Taj Mahal

Tuesday, January 11, 2005

The Taj Gardens and the Ingenious Water Devices

A green carpet of garden runs from the main gateway to the foot of the Taj. In essence, it is a Persian garden, a from born and nursed to maturity in the desert flat of Persia. Such gardens were introduced to India by Baber, the first mughal emperor, who also brought with him the Persian infatuation with flowers and fruit, birds and leaves, symmetry and delicacy. Unlike other Oriental gardens - especially those of the Japanese, who learned to accentuate existing resources rather than formalise them - the Persian garden was artificially contrived, unbashedly man-made, based on geometric arrangements of nature without any attempt at a "natural" look.

Like Persian gardeners, landscape artists at the Taj attempted to translate the perfection of heaven into terrestrial terms by following certain formulas. In Islam, four is the holiest of all numbers - most arrangements of the Taj are based on that number or its multiples - and the gardens were thus laid out in the quadrate plan. Two marble canals studded with fountains and lined with cypress trees (symbolising death) cross in the centre of the garden dividing it into four equal squares. The mausoleum, instead of occupying the central point (like most mughal mausoleums), stands majestically at the north end just above the river. Each of the four quarters of the garden have again been sub-divided into sixteen flower beds by stone-paved raised pathways. At the centre of the garden, halfway between the tomb and the gateway, stands a raised marble lotus-tank with a cusped and trefoiled border. The tank has been arranged to perfectly reflect the Taj in its waters.

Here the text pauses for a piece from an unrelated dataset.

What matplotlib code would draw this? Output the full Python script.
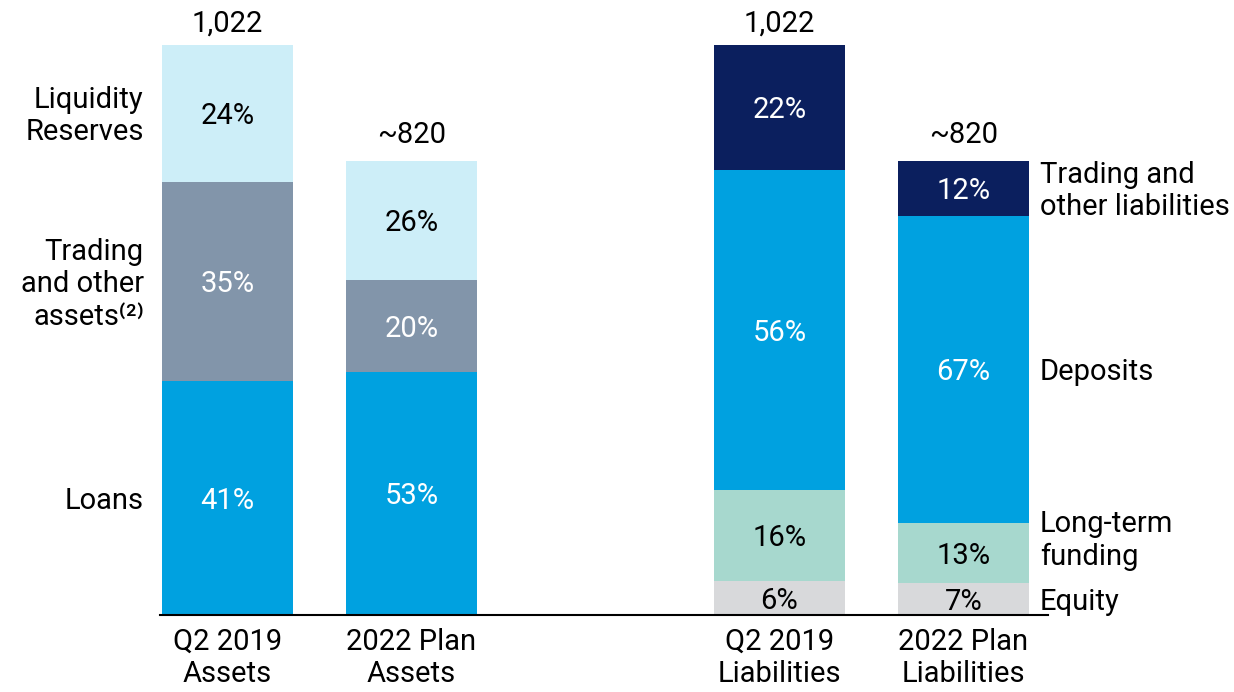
import numpy as np
import matplotlib.pyplot as plt

plt.rcParams['font.family'] = ['Roboto', 'DejaVu Sans']

cats = ['Q2 2019\nAssets', '2022 Plan\nAssets', 'Q2 2019\nLiabilities', '2022 Plan\nLiabilities']
totals = [1022, 823, 1022, 823]
total_labels = ['1,022', '~820', '1,022', '~820']

# assets: loans, trading & other, liquidity
asset_pct = {'Loans': [41, 53], 'Trading and other\nassets': [35, 20], 'Liquidity\nReserves': [24, 26]}
# liabilities: equity, long-term funding, deposits, trading & other
liab_pct = {'Equity': [6, 7], 'Long-term\nfunding': [16, 13], 'Deposits': [56, 67],
            'Trading and\nother liabilities': [22, 12]}

asset_colors = ['#00a1e0', '#8295aa', '#cdeef8']
asset_text = ['white', 'white', 'black']
liab_colors = ['#d8d9db', '#a7d8ce', '#00a1e0', '#0b1f5e']
liab_text = ['black', 'black', 'white', 'white']

xpos = np.array([0, 1, 3, 4])
w = 0.71
fs = 21

fig = plt.figure(figsize=(12.34, 6.92), dpi=100)
ax = fig.add_axes([0, 77 / 692, 1, 615 / 692])
ax.set_xlim(-1.236, 5.47)
ax.set_ylim(0, 1022 * 615 / 570)
ax.axis('off')

def stack(xs, tots, pcts, colors, tcolors):
    bottoms = np.zeros(len(xs))
    centers = []
    for (name, vals), c, tc in zip(pcts.items(), colors, tcolors):
        h = np.array(vals) * np.array(tots) / 100
        ax.bar(xs, h, w, bottom=bottoms, color=c, linewidth=0)
        for x, b, hh, v in zip(xs, bottoms, h, vals):
            ax.annotate(f'{v}%', (x, b + hh / 2), xytext=(0, -2), textcoords='offset points',
                        ha='center', va='center', fontsize=fs, color=tc)
        centers.append(bottoms[0] + h[0] / 2 if xs[0] == 0 else bottoms[-1] + h[-1] / 2)
        bottoms = bottoms + h
    return centers

ac = stack(xpos[:2], totals[:2], asset_pct, asset_colors, asset_text)
lc = stack(xpos[2:], totals[2:], liab_pct, liab_colors, liab_text)

for x, t, lab in zip(xpos, totals, total_labels):
    ax.annotate(lab, (x, t), xytext=(0, 5), textcoords='offset points',
                ha='center', va='bottom', fontsize=fs)

asset_names = ['Loans', 'Trading\nand other\nassets\u207d\u00b2\u207e', 'Liquidity\nReserves']
for name, y in zip(asset_names, ac):
    ax.annotate(name, (-w / 2 - 0.1, y), xytext=(0, -2), textcoords='offset points',
                ha='right', va='center', fontsize=fs, linespacing=1.2)

liab_offsets = [0, 15, 0, 0]
for name, y, off in zip(liab_pct.keys(), lc, liab_offsets):
    ax.annotate(name, (4 + w / 2 + 0.06, y), xytext=(0, off * 0.72 - 2), textcoords='offset points',
                ha='left', va='center', fontsize=fs, linespacing=1.2)

ax.plot([-0.367, 4.46], [0, 0], color='black', linewidth=1.5, clip_on=False)

for x, c in zip(xpos, cats):
    ax.annotate(c, (x, 0), xytext=(0, -9), textcoords='offset points',
                ha='center', va='top', fontsize=fs, linespacing=1.2, annotation_clip=False)

fig.savefig('out.png', dpi=100)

A clear, unobstructed view of the mausoleum is available from any spot in the garden. Fountains and solemn rows of cypress trees only adorn the north-south water canal, lest the attention of the viewer would be diverted to the sides !! This shows how carefully the aesthetic effect of the water devices and the garden were calculated. The deep green cypress trees with their slender rising shapes and curving topmost crests are mirrored in the water while between their dark reflections shines the beauty of the immortal Taj.